Charts and diagrams as code:
· · · ·
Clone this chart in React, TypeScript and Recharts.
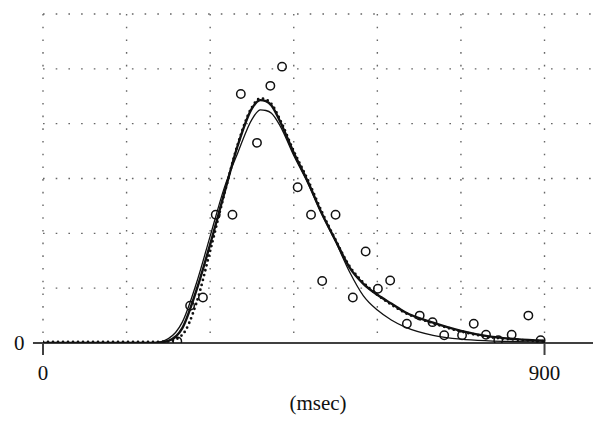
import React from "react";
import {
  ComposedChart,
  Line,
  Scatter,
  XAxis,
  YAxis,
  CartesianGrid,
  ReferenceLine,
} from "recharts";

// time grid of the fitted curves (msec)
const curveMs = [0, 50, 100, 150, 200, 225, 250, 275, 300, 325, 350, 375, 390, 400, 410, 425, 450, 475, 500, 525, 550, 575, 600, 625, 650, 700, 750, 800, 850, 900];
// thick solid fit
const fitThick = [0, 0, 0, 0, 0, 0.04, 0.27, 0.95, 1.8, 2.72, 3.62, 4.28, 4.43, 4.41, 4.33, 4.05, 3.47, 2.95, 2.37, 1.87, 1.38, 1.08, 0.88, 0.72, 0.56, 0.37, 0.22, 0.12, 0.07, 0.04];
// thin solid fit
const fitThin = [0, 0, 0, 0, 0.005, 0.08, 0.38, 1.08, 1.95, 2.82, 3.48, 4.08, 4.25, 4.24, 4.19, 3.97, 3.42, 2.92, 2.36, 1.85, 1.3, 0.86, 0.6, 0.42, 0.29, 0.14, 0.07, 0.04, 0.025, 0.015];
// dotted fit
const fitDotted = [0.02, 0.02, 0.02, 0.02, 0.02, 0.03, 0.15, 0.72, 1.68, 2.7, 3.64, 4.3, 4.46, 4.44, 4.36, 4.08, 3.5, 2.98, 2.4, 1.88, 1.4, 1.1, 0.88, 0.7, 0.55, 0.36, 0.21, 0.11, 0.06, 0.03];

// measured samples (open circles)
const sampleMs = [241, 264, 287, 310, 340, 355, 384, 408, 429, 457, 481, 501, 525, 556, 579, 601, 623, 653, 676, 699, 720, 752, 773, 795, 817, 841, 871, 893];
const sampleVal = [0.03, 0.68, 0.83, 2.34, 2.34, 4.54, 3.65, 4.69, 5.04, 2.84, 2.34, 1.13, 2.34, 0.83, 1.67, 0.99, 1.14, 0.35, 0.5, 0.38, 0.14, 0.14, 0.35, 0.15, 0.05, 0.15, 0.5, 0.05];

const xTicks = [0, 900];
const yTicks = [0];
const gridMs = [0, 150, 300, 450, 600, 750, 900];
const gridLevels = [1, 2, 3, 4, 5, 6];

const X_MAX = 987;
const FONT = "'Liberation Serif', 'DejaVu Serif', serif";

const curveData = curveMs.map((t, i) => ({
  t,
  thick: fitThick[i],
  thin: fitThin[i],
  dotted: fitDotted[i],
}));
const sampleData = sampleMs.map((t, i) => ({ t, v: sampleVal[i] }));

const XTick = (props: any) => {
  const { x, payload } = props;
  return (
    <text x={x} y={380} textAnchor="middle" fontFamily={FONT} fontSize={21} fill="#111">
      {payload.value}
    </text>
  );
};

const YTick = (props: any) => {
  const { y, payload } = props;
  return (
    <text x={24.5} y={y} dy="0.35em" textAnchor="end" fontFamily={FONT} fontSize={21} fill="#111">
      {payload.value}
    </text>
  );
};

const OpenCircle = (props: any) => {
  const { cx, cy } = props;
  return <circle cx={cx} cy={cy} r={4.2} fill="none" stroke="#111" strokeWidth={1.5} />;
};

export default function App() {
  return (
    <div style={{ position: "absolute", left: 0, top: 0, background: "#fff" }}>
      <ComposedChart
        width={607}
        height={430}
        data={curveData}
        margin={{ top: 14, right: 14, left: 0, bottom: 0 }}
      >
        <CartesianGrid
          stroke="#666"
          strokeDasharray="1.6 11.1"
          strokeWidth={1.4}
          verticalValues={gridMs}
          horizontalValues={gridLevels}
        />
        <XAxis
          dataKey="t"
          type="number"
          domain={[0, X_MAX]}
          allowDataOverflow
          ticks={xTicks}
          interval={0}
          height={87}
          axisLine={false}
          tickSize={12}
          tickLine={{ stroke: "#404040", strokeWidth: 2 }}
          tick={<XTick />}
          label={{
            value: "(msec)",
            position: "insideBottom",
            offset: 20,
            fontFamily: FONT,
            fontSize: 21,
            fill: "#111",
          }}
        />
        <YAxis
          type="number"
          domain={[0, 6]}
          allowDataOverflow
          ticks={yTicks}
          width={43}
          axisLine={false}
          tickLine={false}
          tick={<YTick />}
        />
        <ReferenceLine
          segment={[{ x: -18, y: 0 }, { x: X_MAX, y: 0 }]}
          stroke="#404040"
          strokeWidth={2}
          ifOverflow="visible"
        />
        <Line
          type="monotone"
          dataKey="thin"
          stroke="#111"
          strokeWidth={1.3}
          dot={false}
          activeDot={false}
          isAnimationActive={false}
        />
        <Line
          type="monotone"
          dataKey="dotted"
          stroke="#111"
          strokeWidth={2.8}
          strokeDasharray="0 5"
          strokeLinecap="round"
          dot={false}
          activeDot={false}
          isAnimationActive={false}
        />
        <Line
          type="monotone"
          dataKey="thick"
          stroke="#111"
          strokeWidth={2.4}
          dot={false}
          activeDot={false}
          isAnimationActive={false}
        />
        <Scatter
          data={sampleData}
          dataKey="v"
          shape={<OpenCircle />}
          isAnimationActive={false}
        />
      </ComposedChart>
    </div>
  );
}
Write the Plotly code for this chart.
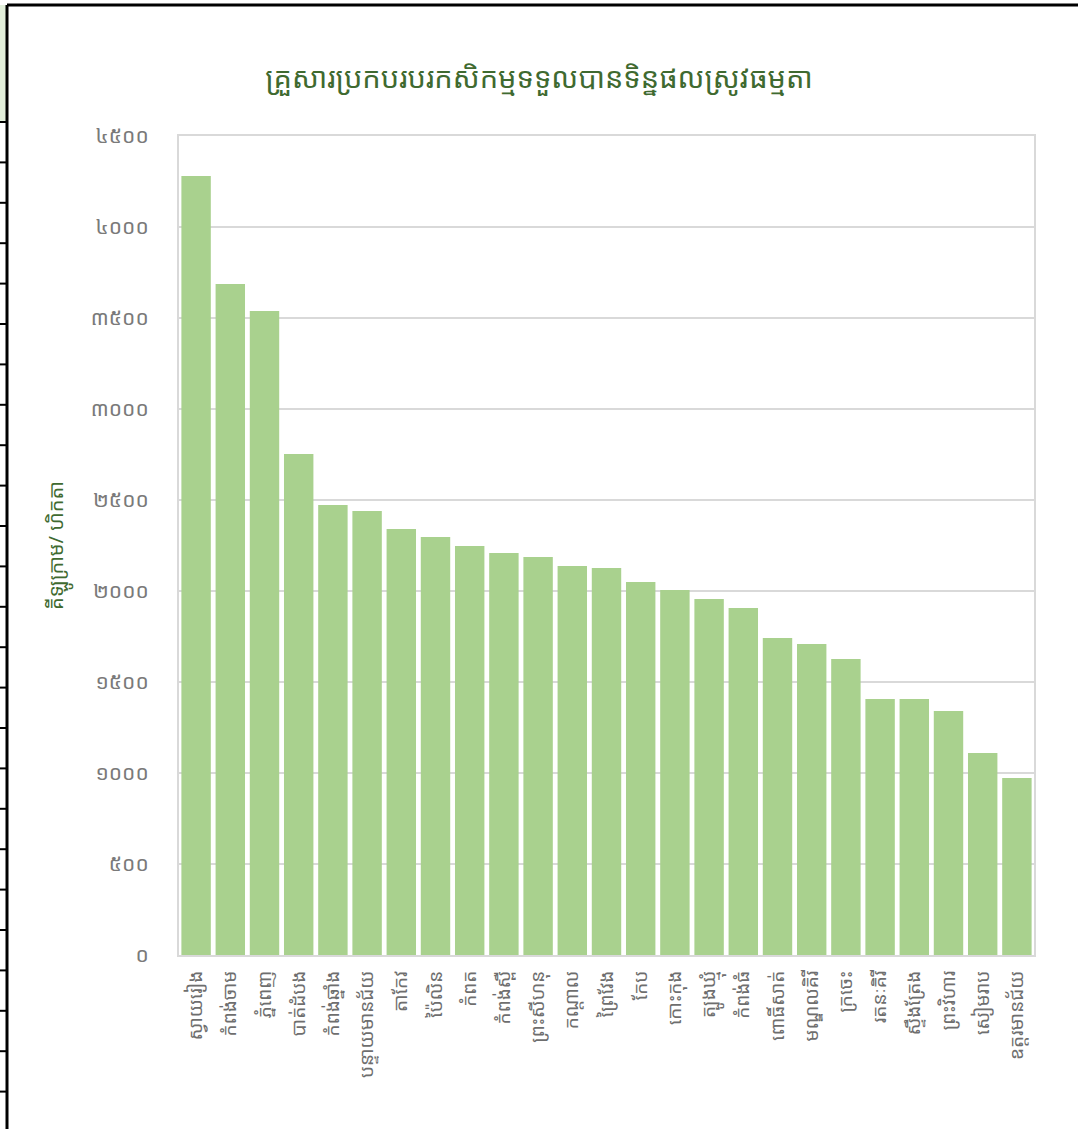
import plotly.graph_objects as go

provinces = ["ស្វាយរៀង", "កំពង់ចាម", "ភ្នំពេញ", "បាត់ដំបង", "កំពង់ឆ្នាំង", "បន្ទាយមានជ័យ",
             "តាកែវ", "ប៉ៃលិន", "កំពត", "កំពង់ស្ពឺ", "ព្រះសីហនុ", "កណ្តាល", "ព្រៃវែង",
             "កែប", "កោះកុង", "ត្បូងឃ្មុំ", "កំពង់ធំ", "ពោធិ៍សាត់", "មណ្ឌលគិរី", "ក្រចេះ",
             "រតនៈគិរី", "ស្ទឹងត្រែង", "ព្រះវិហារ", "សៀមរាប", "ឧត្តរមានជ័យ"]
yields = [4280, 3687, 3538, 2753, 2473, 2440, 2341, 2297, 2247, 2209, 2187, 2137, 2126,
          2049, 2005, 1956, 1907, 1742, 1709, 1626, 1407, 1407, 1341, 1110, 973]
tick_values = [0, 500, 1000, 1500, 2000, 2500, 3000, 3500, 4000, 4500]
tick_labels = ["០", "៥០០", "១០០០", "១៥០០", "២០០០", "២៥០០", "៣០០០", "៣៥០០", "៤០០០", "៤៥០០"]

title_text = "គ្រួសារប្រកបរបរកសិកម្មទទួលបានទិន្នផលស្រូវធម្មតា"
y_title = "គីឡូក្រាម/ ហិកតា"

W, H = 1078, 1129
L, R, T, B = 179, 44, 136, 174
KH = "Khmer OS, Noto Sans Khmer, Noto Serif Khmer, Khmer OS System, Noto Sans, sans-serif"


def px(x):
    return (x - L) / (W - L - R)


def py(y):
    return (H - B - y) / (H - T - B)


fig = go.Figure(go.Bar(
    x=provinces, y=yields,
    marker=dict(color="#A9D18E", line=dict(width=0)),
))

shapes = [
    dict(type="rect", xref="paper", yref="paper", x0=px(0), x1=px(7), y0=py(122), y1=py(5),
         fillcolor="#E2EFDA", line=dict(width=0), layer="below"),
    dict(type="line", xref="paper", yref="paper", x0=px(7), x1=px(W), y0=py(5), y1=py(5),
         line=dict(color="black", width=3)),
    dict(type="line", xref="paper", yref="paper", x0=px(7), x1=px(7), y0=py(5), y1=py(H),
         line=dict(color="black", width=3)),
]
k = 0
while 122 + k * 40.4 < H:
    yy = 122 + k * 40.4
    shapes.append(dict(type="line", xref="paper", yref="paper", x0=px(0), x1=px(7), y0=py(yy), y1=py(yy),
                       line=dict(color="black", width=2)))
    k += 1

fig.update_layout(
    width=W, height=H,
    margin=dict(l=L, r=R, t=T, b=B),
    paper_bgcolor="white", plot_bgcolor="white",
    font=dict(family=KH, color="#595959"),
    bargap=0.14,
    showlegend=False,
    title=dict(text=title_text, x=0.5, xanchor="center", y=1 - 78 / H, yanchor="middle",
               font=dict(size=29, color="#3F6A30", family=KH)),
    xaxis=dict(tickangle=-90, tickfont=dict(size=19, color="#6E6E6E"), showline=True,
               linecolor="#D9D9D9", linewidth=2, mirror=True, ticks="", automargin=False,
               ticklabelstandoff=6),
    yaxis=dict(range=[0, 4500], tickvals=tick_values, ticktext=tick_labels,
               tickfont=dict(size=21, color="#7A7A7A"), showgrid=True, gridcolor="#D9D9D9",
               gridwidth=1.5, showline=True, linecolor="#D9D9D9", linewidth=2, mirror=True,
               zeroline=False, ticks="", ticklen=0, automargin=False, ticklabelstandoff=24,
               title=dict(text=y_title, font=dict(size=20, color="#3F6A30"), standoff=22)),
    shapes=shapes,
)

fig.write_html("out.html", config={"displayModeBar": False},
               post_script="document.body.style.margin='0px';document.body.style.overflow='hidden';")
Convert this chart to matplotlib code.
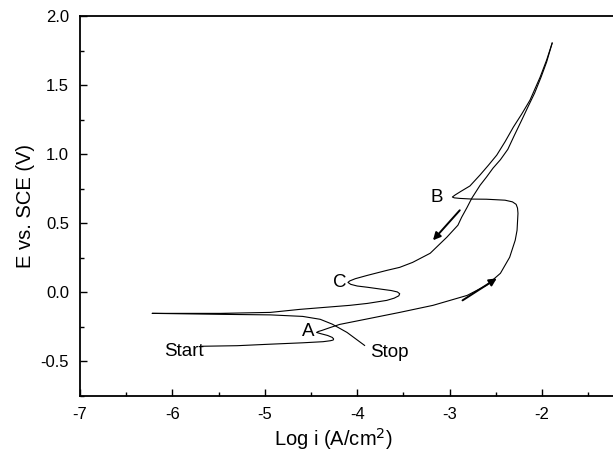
· · · ·
Exactly reproduce the lines from the line holding "Write the Plotly code for this chart." through the line holding "import plotly.graph_objects as go", and only those; pictures are to be left out.

# [SOLUTION TO THIS EXERCISE]
Write the Plotly code for this chart.
import plotly.graph_objects as go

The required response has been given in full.